TOULOUSE, France, 13 Dec. 2011. The U.S. and Canada have the highest percentage of existing aircraft that will need to be replaced in the coming decades, according to Airbus Global Market Forecast (GMF). Specifically, 41 percent of the aircraft currently in service in North America will need to be replaced over the next 20 years–greater than in any other region of the world.
North America continues to be a key market for Airbus’ newest aircraft types, says a spokesperson. In 2011, there were eight new routes for the A380 to the U.S. and Canada. Airports which currently see regular A380 traffic include San Francisco, Los Angeles, Montreal, New York, Washington D.C., and Miami.
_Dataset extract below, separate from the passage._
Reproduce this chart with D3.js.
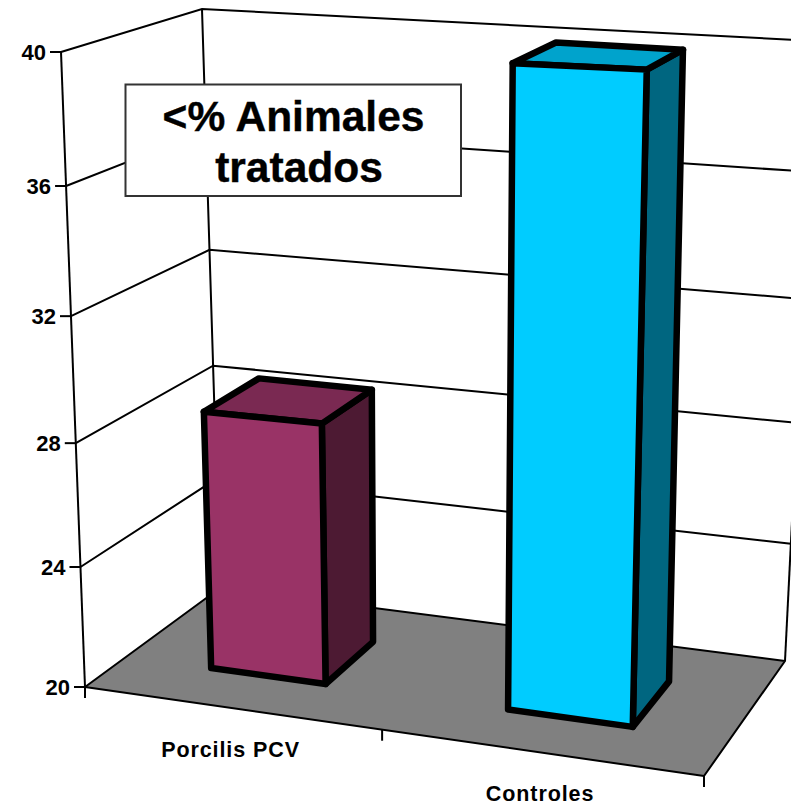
<!DOCTYPE html>
<html>
<head>
<meta charset="utf-8">
<script src="https://cdn.jsdelivr.net/npm/d3@7/dist/d3.min.js"></script>
<style>
html,body{margin:0;padding:0;background:#fff}
svg{display:block}
text{font-family:"Liberation Sans",Arial,sans-serif;font-weight:bold;fill:#000}
</style>
</head>
<body>
<div id="chart"></div>
<script>
// Data
const categories = ["Porcilis PCV", "Controles"];
const values = [28.5, 39.8];
const tickValues = [20, 24, 28, 32, 36, 40];
const barColors = ["#993366", "#00CCFF"];
const barTopColors = ["#7A2952", "#00A3CC"];
const barSideColors = ["#4D1A33", "#006680"];
const noteLines = ["<% Animales", "tratados"];

// Projection layout (oblique 3D chart box)
const W = 791, H = 806;
const floorCorners = {fl:[85,687], fr:[704,776], bl:[220,588], br:[785,661]};
const wallTop = {fl:[61,52], bl:[202,9], br:[816,41]};
const barPlaneTop = {fl:[53,55], fr:[727,82], bl:[213,-2], br:[803,35]};
const barFoot = [{u0:0.14,u1:0.33,v0:0.31,v1:0.715},{u0:0.633,u1:0.84,v0:0.31,v1:0.715}];

const lerp = (a,b,t)=>[a[0]+(b[0]-a[0])*t, a[1]+(b[1]-a[1])*t];
// height fraction of each tick along the box's vertical edges (foreshortened by perspective)
const h = d3.scaleLinear().domain(tickValues).range([0,0.189,0.384,0.584,0.789,1]);
const bilinear = (q,u,v)=>lerp(lerp(q.fl,q.fr,u),lerp(q.bl,q.br,u),v);
const barPoint = (u,v,val)=>lerp(bilinear(floorCorners,u,v),bilinear(barPlaneTop,u,v),h(val));
const wallPoint = (c,val)=>lerp(floorCorners[c],wallTop[c],h(val));
const line = d3.line();

const svg = d3.select("#chart").append("svg").attr("width",W).attr("height",H).attr("viewBox",`0 0 ${W} ${H}`);

// Walls: grid lines
const gridG = svg.append("g").attr("fill","none").attr("stroke","#000").attr("stroke-width",2);
gridG.selectAll("path.grid").data(tickValues.slice(1)).join("path").attr("class","grid")
  .attr("d",d=>line([wallPoint("fl",d),wallPoint("bl",d),wallPoint("br",d)]));
gridG.selectAll("path.edge").data(["fl","bl","br"]).join("path").attr("class","edge")
  .attr("d",c=>line([floorCorners[c],wallTop[c]]));

// Floor
svg.append("path")
  .attr("d",line([floorCorners.fl,floorCorners.fr,floorCorners.br,floorCorners.bl])+"Z")
  .attr("fill","#808080").attr("stroke","#000").attr("stroke-width",2).attr("stroke-linejoin","round");

// Left axis ticks and labels
const axisG = svg.append("g");
axisG.selectAll("line").data(tickValues).join("line")
  .attr("x1",d=>wallPoint("fl",d)[0]-11).attr("x2",d=>wallPoint("fl",d)[0])
  .attr("y1",d=>wallPoint("fl",d)[1]).attr("y2",d=>wallPoint("fl",d)[1])
  .attr("stroke","#000").attr("stroke-width",2);
axisG.selectAll("text").data(tickValues).join("text")
  .attr("x",d=>wallPoint("fl",d)[0]-15).attr("y",d=>wallPoint("fl",d)[1]+8)
  .attr("text-anchor","end").attr("font-size",22).text(d=>d);

// Category tick marks and labels along front edge
const catEdges = [0,0.48,1];
const catMid = i=>(catEdges[i]+catEdges[i+1])/2;
const frontPoint = u=>lerp(floorCorners.fl,floorCorners.fr,u);
svg.append("g").selectAll("line").data(catEdges).join("line")
  .attr("x1",u=>frontPoint(u)[0]).attr("x2",u=>frontPoint(u)[0])
  .attr("y1",u=>frontPoint(u)[1]).attr("y2",u=>frontPoint(u)[1]+11)
  .attr("stroke","#000").attr("stroke-width",2);
svg.append("g").selectAll("text").data(categories).join("text")
  .attr("x",(c,i)=>frontPoint(catMid(i))[0]-3)
  .attr("y",(c,i)=>frontPoint(catMid(i))[1]+48.5)
  .attr("text-anchor","middle").attr("font-size",21.5).attr("letter-spacing",0.9).text(c=>c);

// Bars
const bars = svg.append("g").selectAll("g").data(values).join("g")
  .attr("stroke","#000").attr("stroke-width",6.5).attr("stroke-linejoin","round");
bars.append("path").attr("fill",(d,i)=>barSideColors[i]).attr("d",(d,i)=>{const f=barFoot[i];
  return line([barPoint(f.u1,f.v0,20),barPoint(f.u1,f.v1,20),barPoint(f.u1,f.v1,d),barPoint(f.u1,f.v0,d)])+"Z";});
bars.append("path").attr("fill",(d,i)=>barTopColors[i]).attr("d",(d,i)=>{const f=barFoot[i];
  return line([barPoint(f.u0,f.v0,d),barPoint(f.u1,f.v0,d),barPoint(f.u1,f.v1,d),barPoint(f.u0,f.v1,d)])+"Z";});
bars.append("path").attr("fill",(d,i)=>barColors[i]).attr("d",(d,i)=>{const f=barFoot[i];
  return line([barPoint(f.u0,f.v0,20),barPoint(f.u1,f.v0,20),barPoint(f.u1,f.v0,d),barPoint(f.u0,f.v0,d)])+"Z";});

// Note box
const note = svg.append("g");
note.append("rect").attr("x",125.5).attr("y",84.5).attr("width",335.5).attr("height",111.5)
  .attr("fill","#fff").attr("stroke","#333").attr("stroke-width",2);
note.selectAll("text").data(noteLines).join("text")
  .attr("x",(d,i)=>i===0?293.5:299).attr("y",(d,i)=>i===0?131:182)
  .attr("text-anchor","middle").attr("font-size",42.5).attr("stroke","#000").attr("stroke-width",0.4).text(d=>d);
</script>
</body>
</html>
From a sales perspective, the A320neo and the A350XWB have made inroads in the U.S. market. Orders and commitments for the A320neo include U.S. customer airlines:
• American Airlines - 130
• Republic/Frontier - 80
• Spirit Airlines - 45
• JetBlue Airways - 40
• Virgin America - 30
The Airbus Global Market Forecast shows the need for some 1,140 twin-aisle aircraft in North America in the next 20 years. To date, firm orders for the A350XWB include U.S. customer airlines:
• United Airlines - 25
• US Airways - 22
• Hawaiian Airlines - 6
Overall, the market for passenger aircraft in North America is expected to grow by 66 percent over the next 20 years. The growth for dedicated freighters in the region is even greater, with a growth rate in the same period of some 80 percent.
Globally, by 2030, some 27,800 new aircraft valued at $3.5 trillion will be required to satisfy the robust future market demand.
With more than 3,100 aircraft sold (including to U.S.-based leasing companies) and a backlog of some 1,000, there are currently more than 1,100 Airbus aircraft in operation throughout the U.S. and Canada.